> [Aim of the exercise]
How many lines of the data hold the word "React"? State the number and nothing else.

--- START OF Collected data ---

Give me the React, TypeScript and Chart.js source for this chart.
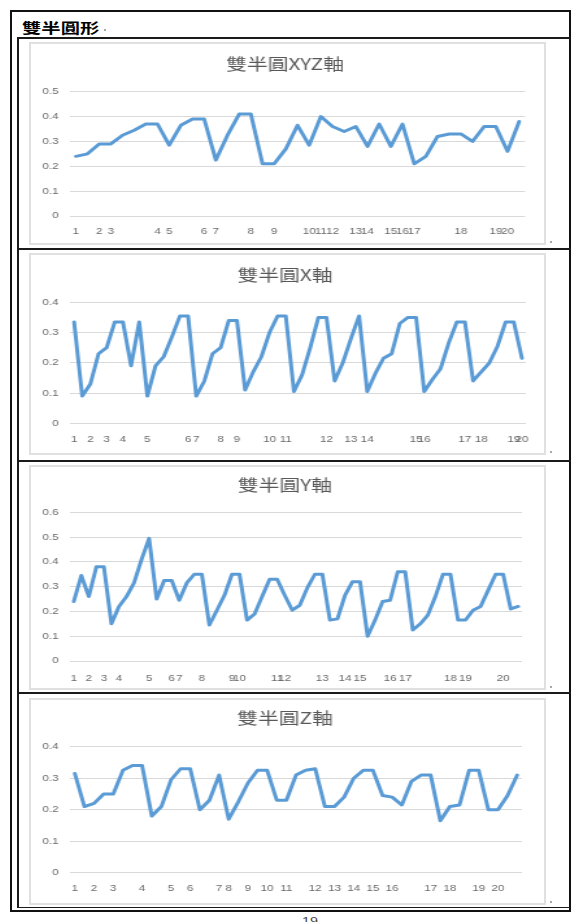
import React, { useEffect, useRef } from 'react';
import { Chart, registerables } from 'chart.js';

Chart.register(...registerables);

// ---- data -------------------------------------------------------------

const xyzLabels = [
  '1', '', '2', '3', '', '', '', '4', '5', '',
  '', '6', '7', '', '', '8', '', '9', '', '',
  '10', '11', '12', '', '13', '14', '', '15', '16', '17',
  '', '', '', '18', '', '', '19', '20', '',
];
const xyzValues = [
  0.24, 0.25, 0.29, 0.29, 0.325, 0.345, 0.37, 0.37, 0.285, 0.365,
  0.39, 0.39, 0.225, 0.325, 0.41, 0.41, 0.21, 0.21, 0.27, 0.365,
  0.285, 0.4, 0.36, 0.34, 0.36, 0.28, 0.37, 0.28, 0.37, 0.21,
  0.24, 0.32, 0.33, 0.33, 0.3, 0.36, 0.36, 0.26, 0.38,
];

const xLabels = [
  '1', '', '2', '', '3', '', '4', '', '', '5',
  '', '', '', '', '6', '7', '', '', '8', '',
  '9', '', '', '', '10', '', '11', '', '', '',
  '', '12', '', '', '13', '', '14', '', '', '',
  '', '', '15', '16', '', '', '', '', '17', '',
  '18', '', '', '', '19', '20',
];
const xValues = [
  0.335, 0.09, 0.13, 0.23, 0.25, 0.335, 0.335, 0.19, 0.335, 0.09,
  0.19, 0.22, 0.285, 0.355, 0.355, 0.09, 0.14, 0.23, 0.25, 0.34,
  0.34, 0.11, 0.17, 0.22, 0.3, 0.355, 0.355, 0.105, 0.16, 0.25,
  0.35, 0.35, 0.14, 0.2, 0.28, 0.355, 0.105, 0.165, 0.215, 0.23,
  0.33, 0.35, 0.35, 0.105, 0.145, 0.18, 0.265, 0.335, 0.335, 0.14,
  0.17, 0.2, 0.255, 0.335, 0.335, 0.215,
];

const yLabels = [
  '1', '', '2', '', '3', '', '4', '', '', '',
  '5', '', '', '6', '7', '', '', '8', '', '',
  '', '9', '10', '', '', '', '', '11', '12', '',
  '', '', '', '13', '', '', '14', '', '15', '',
  '', '', '16', '', '17', '', '', '', '', '',
  '18', '', '19', '', '', '', '', '20', '', '',
];
const yValues = [
  0.24, 0.345, 0.26, 0.38, 0.38, 0.15, 0.22, 0.26, 0.315, 0.41,
  0.495, 0.25, 0.325, 0.325, 0.245, 0.315, 0.35, 0.35, 0.145, 0.205,
  0.265, 0.35, 0.35, 0.165, 0.19, 0.26, 0.33, 0.33, 0.265, 0.205,
  0.225, 0.295, 0.35, 0.35, 0.165, 0.17, 0.265, 0.32, 0.32, 0.1,
  0.165, 0.24, 0.245, 0.36, 0.36, 0.125, 0.15, 0.185, 0.26, 0.35,
  0.35, 0.165, 0.165, 0.205, 0.22, 0.285, 0.35, 0.35, 0.21, 0.22,
];

const zLabels = [
  '1', '', '2', '', '3', '', '', '4', '', '',
  '5', '', '6', '', '', '7', '8', '', '9', '',
  '10', '', '11', '', '', '12', '', '13', '', '14',
  '', '15', '', '16', '', '', '', '17', '', '18',
  '', '', '19', '', '20', '', '',
];
const zValues = [
  0.315, 0.21, 0.22, 0.25, 0.25, 0.325, 0.34, 0.34, 0.18, 0.21,
  0.295, 0.33, 0.33, 0.2, 0.23, 0.31, 0.17, 0.225, 0.285, 0.325,
  0.325, 0.23, 0.23, 0.31, 0.325, 0.33, 0.21, 0.21, 0.24, 0.3,
  0.325, 0.325, 0.245, 0.24, 0.215, 0.29, 0.31, 0.31, 0.165, 0.21,
  0.215, 0.325, 0.325, 0.2, 0.2, 0.245, 0.31,
];

// ---- look -------------------------------------------------------------

const LINE_COLOR = '#5b9bd5';
const GRID_COLOR = '#d9d9d9';
const TEXT_COLOR = '#595959';
const TICK_COLOR = '#6a6a6a';
const TITLE_FONT = '"Noto Sans CJK TC", "Noto Sans", sans-serif';
const TICK_FONT = '"Liberation Sans", Arial, sans-serif';
const TITLE_SIZE = 16;
const TICK_SIZE = 9;

// The document view is wider than tall, so each canvas is drawn narrower
// and widened by CSS.
const BOX_LEFT = 29;
const BOX_WIDTH = 517;
const CANVAS_LEFT = BOX_LEFT + 2;
const CANVAS_W = BOX_WIDTH - 4;
const INNER_W = Math.round(CANVAS_W / 1.3);
const SX = CANVAS_W / INNER_W;
const PLOT_LEFT = 70;
const TITLE_CENTER = 285;
const YLABEL_RIGHT = 58.5;

type Panel = {
  title: string;
  labels: string[];
  values: number[];
  max: number;
  top: number;
  bottom: number;
  plotTop: number;
  plotBottom: number;
  plotRight: number;
  titleY: number;
  tickY: number;
};

const panels: Panel[] = [
  { title: '雙半圓XYZ軸', labels: xyzLabels, values: xyzValues, max: 0.5,
    top: 42, bottom: 245, plotTop: 91.7, plotBottom: 216, plotRight: 525, titleY: 64, tickY: 231.7 },
  { title: '雙半圓X軸', labels: xLabels, values: xValues, max: 0.4,
    top: 253, bottom: 455, plotTop: 302.3, plotBottom: 423.3, plotRight: 526, titleY: 275, tickY: 440 },
  { title: '雙半圓Y軸', labels: yLabels, values: yValues, max: 0.6,
    top: 465, bottom: 690, plotTop: 512.3, plotBottom: 661, plotRight: 522, titleY: 485, tickY: 678.3 },
  { title: '雙半圓Z軸', labels: zLabels, values: zValues, max: 0.4,
    top: 698, bottom: 905, plotTop: 746.7, plotBottom: 872.7, plotRight: 522, titleY: 718.3, tickY: 888.3 },
];

function LinePanel({ p }: { p: Panel }) {
  const ref = useRef<HTMLCanvasElement>(null);
  const h = p.bottom - p.top - 4;

  useEffect(() => {
    const canvas = ref.current;
    if (!canvas) return;
    const cTop = p.top + 2;
    const toX = (px: number) => (px - CANVAS_LEFT) / SX;
    const plotL = toX(PLOT_LEFT);
    const plotR = toX(p.plotRight);
    const padRight = Math.max(0, INNER_W - 2 * toX(TITLE_CENTER));
    const rightAxisW = Math.max(0, INNER_W - plotR - padRight);

    const titleLH = TITLE_SIZE * 1.2;
    const tickLH = TICK_SIZE * 1.2;
    const tc = p.titleY - cTop;
    const pt = p.plotTop - cTop;
    const pb = p.plotBottom - cTop;

    const chart = new Chart(canvas, {
      type: 'line',
      data: {
        labels: p.labels,
        datasets: [
          {
            data: p.values,
            borderColor: LINE_COLOR,
            borderWidth: 3,
            pointRadius: 0,
            pointHoverRadius: 0,
            tension: 0,
            fill: false,
            borderJoinStyle: 'round',
            borderCapStyle: 'round',
          },
        ],
      },
      options: {
        animation: false,
        responsive: false,
        devicePixelRatio: 1,
        events: [],
        layout: { padding: { left: 0, right: padRight, top: 0, bottom: 0 } },
        plugins: {
          legend: { display: false },
          tooltip: { enabled: false },
          title: {
            display: true,
            text: p.title,
            color: TEXT_COLOR,
            font: { family: TITLE_FONT, size: TITLE_SIZE, weight: 'normal', lineHeight: 1.2 },
            padding: { top: tc - titleLH / 2, bottom: pt - tc - titleLH / 2 },
          },
        },
        scales: {
          x: {
            type: 'category',
            offset: true,
            grid: { display: false, drawTicks: false },
            border: { display: false },
            ticks: {
              autoSkip: false,
              maxRotation: 0,
              minRotation: 0,
              padding: p.tickY - p.plotBottom - tickLH / 2,
              color: TICK_COLOR,
              font: { family: TICK_FONT, size: TICK_SIZE, lineHeight: 1.2 },
            },
            afterFit: (s: any) => { s.height = h - pb; },
          },
          y: {
            type: 'linear',
            position: 'left',
            min: 0,
            max: p.max,
            grid: { color: GRID_COLOR, lineWidth: 1, drawTicks: false },
            border: { display: false },
            ticks: {
              stepSize: 0.1,
              padding: plotL - toX(YLABEL_RIGHT),
              color: TICK_COLOR,
              font: { family: TICK_FONT, size: TICK_SIZE, lineHeight: 1.2 },
              callback: (v: any) => (Number(v) === 0 ? '0' : Number(v).toFixed(1)),
            },
            afterFit: (s: any) => { s.width = plotL; },
          },
          yEdge: {
            type: 'linear',
            position: 'right',
            display: true,
            grid: { display: false, drawTicks: false },
            border: { display: false },
            ticks: { display: false },
            afterFit: (s: any) => { s.width = rightAxisW; },
          },
        },
      },
    } as any);

    return () => chart.destroy();
  }, [p, h]);

  return (
    <div
      style={{
        position: 'absolute',
        left: BOX_LEFT,
        top: p.top,
        width: BOX_WIDTH,
        height: p.bottom - p.top,
        border: '2px solid #e0e0e0',
        boxSizing: 'border-box',
        background: '#fff',
      }}
    >
      <canvas
        ref={ref}
        width={INNER_W}
        height={h}
        style={{ position: 'absolute', left: 0, top: 0, width: CANVAS_W, height: h }}
      />
    </div>
  );
}

const hLine = (top: number, height: number, left = 17, right = 571) => (
  <div
    key={`h${top}`}
    style={{ position: 'absolute', left, top, width: right - left, height, background: '#1a1a1a' }}
  />
);

const dot = (left: number, top: number) => (
  <div
    key={`d${left}-${top}`}
    style={{ position: 'absolute', left, top, width: 2, height: 2, background: '#a8a8a8' }}
  />
);

export default function App() {
  return (
    <div
      style={{
        position: 'absolute',
        left: 0,
        top: 0,
        width: 573,
        height: 922,
        overflow: 'hidden',
        background: '#fff',
      }}
    >
      {/* page frame */}
      <div
        style={{
          position: 'absolute',
          left: 10,
          top: 10,
          width: 561,
          height: 902,
          border: '2px solid #111',
          boxSizing: 'border-box',
        }}
      />
      {/* heading */}
      <div
        style={{
          position: 'absolute',
          left: 22,
          top: 20,
          fontFamily: TITLE_FONT,
          fontSize: 14,
          fontWeight: 'bold',
          lineHeight: '15px',
          color: '#000',
          transform: 'scaleX(1.38)',
          transformOrigin: 'left top',
          whiteSpace: 'nowrap',
        }}
      >
        雙半圓形
      </div>
      {dot(104, 29)}
      {/* table rules */}
      {hLine(37, 2)}
      <div style={{ position: 'absolute', left: 17, top: 37, width: 2, height: 871, background: '#1a1a1a' }} />
      {hLine(248, 2)}
      {hLine(460, 2)}
      {hLine(692, 2)}
      {hLine(907, 1)}
      {panels.map((p) => (
        <LinePanel key={p.title} p={p} />
      ))}
      {panels.map((p) => dot(550, p.bottom - 4))}
      {/* page number */}
      <div
        style={{
          position: 'absolute',
          left: 302,
          top: 915,
          fontFamily: TICK_FONT,
          fontSize: 11,
          lineHeight: '12px',
          color: '#444',
          transform: 'scaleX(1.3)',
          transformOrigin: 'left top',
        }}
      >
        19
      </div>
    </div>
  );
}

--- END OF Collected data ---

> [Reply]
2